The factors that raise your rate (loan-level price adjustments)

Fannie Mae and Freddie Mac publish pricing grids — "loan-level price adjustments" (LLPAs) — that translate borrower characteristics into rate add-ons. Key factors:

  • Credit score: Below 740? Add 0.25%. Below 720? Another 0.25–0.5%. Below 680? Significant premium.
  • LTV (loan-to-value): Less than 20% down adds cost. 10% down vs. 20% down can add 0.25–0.5% depending on credit score.
  • Property type: Condos add 0.75%. Investment properties add 2–3% or require different loan programs entirely.
  • Loan size: Jumbo loans (above conforming limit) are priced separately by each lender and often carry a premium.
  • Cash-out refinance: Higher than purchase or rate-term refinance.

How to actually compare lenders

Don't compare advertised rates — compare Loan Estimates. When you apply with multiple lenders (within a 45-day window, which triggers only one credit inquiry under FICO scoring rules), each must give you a Loan Estimate within 3 business days. The Loan Estimate includes: rate, APR, closing costs, and total interest paid over the loan term. Compare APR — it includes fees and is a more honest comparison than rate alone.

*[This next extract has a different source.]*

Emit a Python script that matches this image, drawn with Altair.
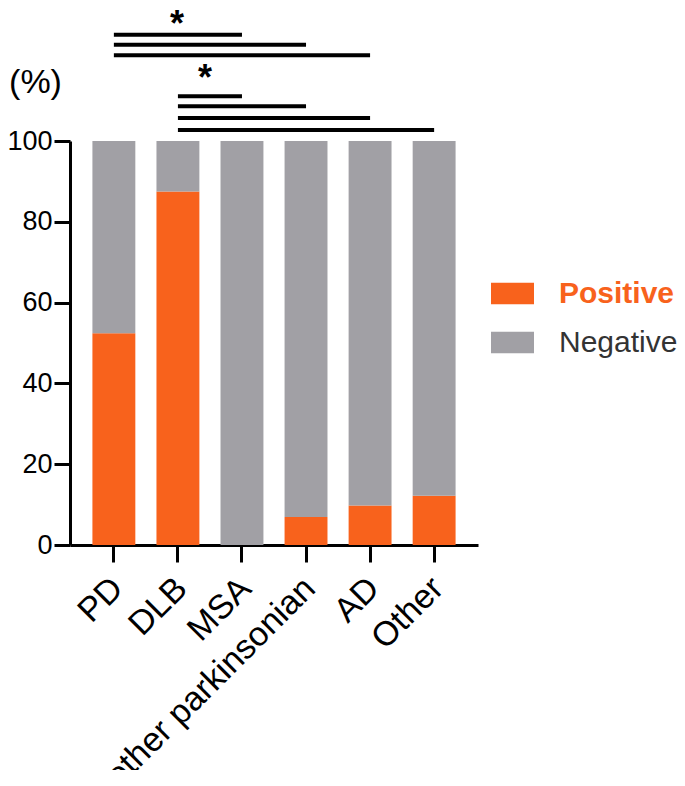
import altair as alt
import pandas as pd

categories = ["PD", "DLB", "MSA", "other parkinsonian", "AD", "Other"]
positive = [52.4, 87.5, 0.0, 6.9, 9.8, 12.2]
negative = [47.6, 12.5, 100.0, 93.1, 90.2, 87.8]
series = ["Positive", "Negative"]
series_colors = ["#F8621C", "#A1A0A5"]

# significance brackets (from group, to group, height in % units)
sig_from = ["PD", "PD", "PD", "DLB", "DLB", "DLB", "DLB"]
sig_to = ["MSA", "other parkinsonian", "AD", "MSA", "other parkinsonian", "AD", "Other"]
sig_level = [126.3, 123.8, 121.2, 111.1, 108.6, 105.7, 102.7]
star_at = ["DLB", "DLB"]
star_level = [126.1, 112.6]
star_shift = [-1, 27]

FONT = "Liberation Sans"

rows = []
for c, p, n in zip(categories, positive, negative):
    rows.append({"category": c, "series": "Positive", "value": p, "ord": 0})
    rows.append({"category": c, "series": "Negative", "value": n, "ord": 1})
bars_df = pd.DataFrame(rows)
sig_df = pd.DataFrame({"from": sig_from, "to": sig_to, "level": sig_level})

xscale = alt.Scale(domain=categories, paddingInner=0.33, paddingOuter=0.35)
yscale = alt.Scale(domain=[0, 100], nice=False)

xaxis = alt.Axis(title=None, labelAngle=-45, labelAlign="right", labelBaseline="top",
                 labelFontSize=34, labelFont=FONT, labelColor="#000", labelPadding=9,
                 labelOffset=-8,
                 tickSize=17, tickWidth=3, tickColor="#000",
                 domainWidth=3, domainColor="#000", labelLimit=500)
yaxis = alt.Axis(title="(%)", values=[0, 20, 40, 60, 80, 100], grid=False,
                 labelFontSize=27, labelFont=FONT, labelColor="#000", labelPadding=2,
                 tickSize=16, tickWidth=3, tickColor="#000",
                 domainWidth=3, domainColor="#000",
                 titleAngle=0, titleX=-35, titleY=-59, titleAlign="center",
                 titleBaseline="middle", titleFontSize=34, titleFont=FONT,
                 titleFontWeight="normal", titleColor="#000")

bars = alt.Chart(bars_df).mark_bar().encode(
    x=alt.X("category:N", scale=xscale, sort=categories, axis=xaxis),
    y=alt.Y("value:Q", scale=yscale, stack="zero", axis=yaxis),
    color=alt.Color("series:N",
                    scale=alt.Scale(domain=series, range=series_colors),
                    legend=alt.Legend(title=None, orient="none", legendX=421, legendY=131,
                                      symbolType="M-1,-0.5H1V0.5H-1Z", symbolSize=1849,
                                      symbolStrokeWidth=0, symbolOpacity=1,
                                      labelFontSize=30, labelFont=FONT, labelOffset=25,
                                      rowPadding=12, labelLimit=400,
                                      labelColor=alt.ExprRef(expr="datum.label === 'Positive' ? '#F8621C' : '#333333'"),
                                      labelFontWeight=alt.ExprRef(expr="datum.label === 'Positive' ? 'bold' : 'normal'"))),
    order=alt.Order("ord:Q"),
)

rules = alt.Chart(sig_df).mark_rule(color="#000", strokeWidth=4, strokeCap="butt").encode(
    x=alt.X("from:N", scale=xscale, bandPosition=0.5, axis=xaxis),
    x2=alt.X2("to:N", bandPosition=0.5),
    y=alt.Y("level:Q", scale=yscale, axis=yaxis),
)

star_layers = []
for at, lev, sh in zip(star_at, star_level, star_shift):
    sdf = pd.DataFrame({"at": [at], "level": [lev], "txt": ["*"]})
    star_layers.append(
        alt.Chart(sdf).mark_text(fontSize=36, fontWeight="bold", font=FONT, color="#000",
                                 baseline="alphabetic", align="center", dx=sh).encode(
            x=alt.X("at:N", scale=xscale, bandPosition=0.5, axis=xaxis),
            y=alt.Y("level:Q", scale=yscale, axis=yaxis),
            text="txt:N",
        )
    )

chart = alt.layer(bars, rules, *star_layers).properties(
    width=408, height=404,
    autosize=alt.AutoSizeParams(type="none"),
    padding={"left": 62, "top": 133, "right": 199, "bottom": 225},
).configure_view(stroke=None)

chart.save("out.html", embed_options={"renderer": "svg", "actions": False})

Points and the rate buydown math

One discount point = 1% of loan amount paid upfront to permanently lower the rate by approximately 0.25%. On a $440,000 loan, one point = $4,400 to save 0.25% = ~$61/mo. Break-even: 72 months (6 years). If you'll keep the loan for 10+ years, buying points makes sense. If you expect to refinance or sell in 3–5 years, generally don't buy points.

The rate lock decision

Once you're under contract, lock as soon as you have a closing date you're confident in. Standard lock periods are 30–45 days. Longer locks cost more (typically 0.125–0.25% per additional 15 days). If rates fall after you lock, ask about a float-down option — some lenders offer it for a fee.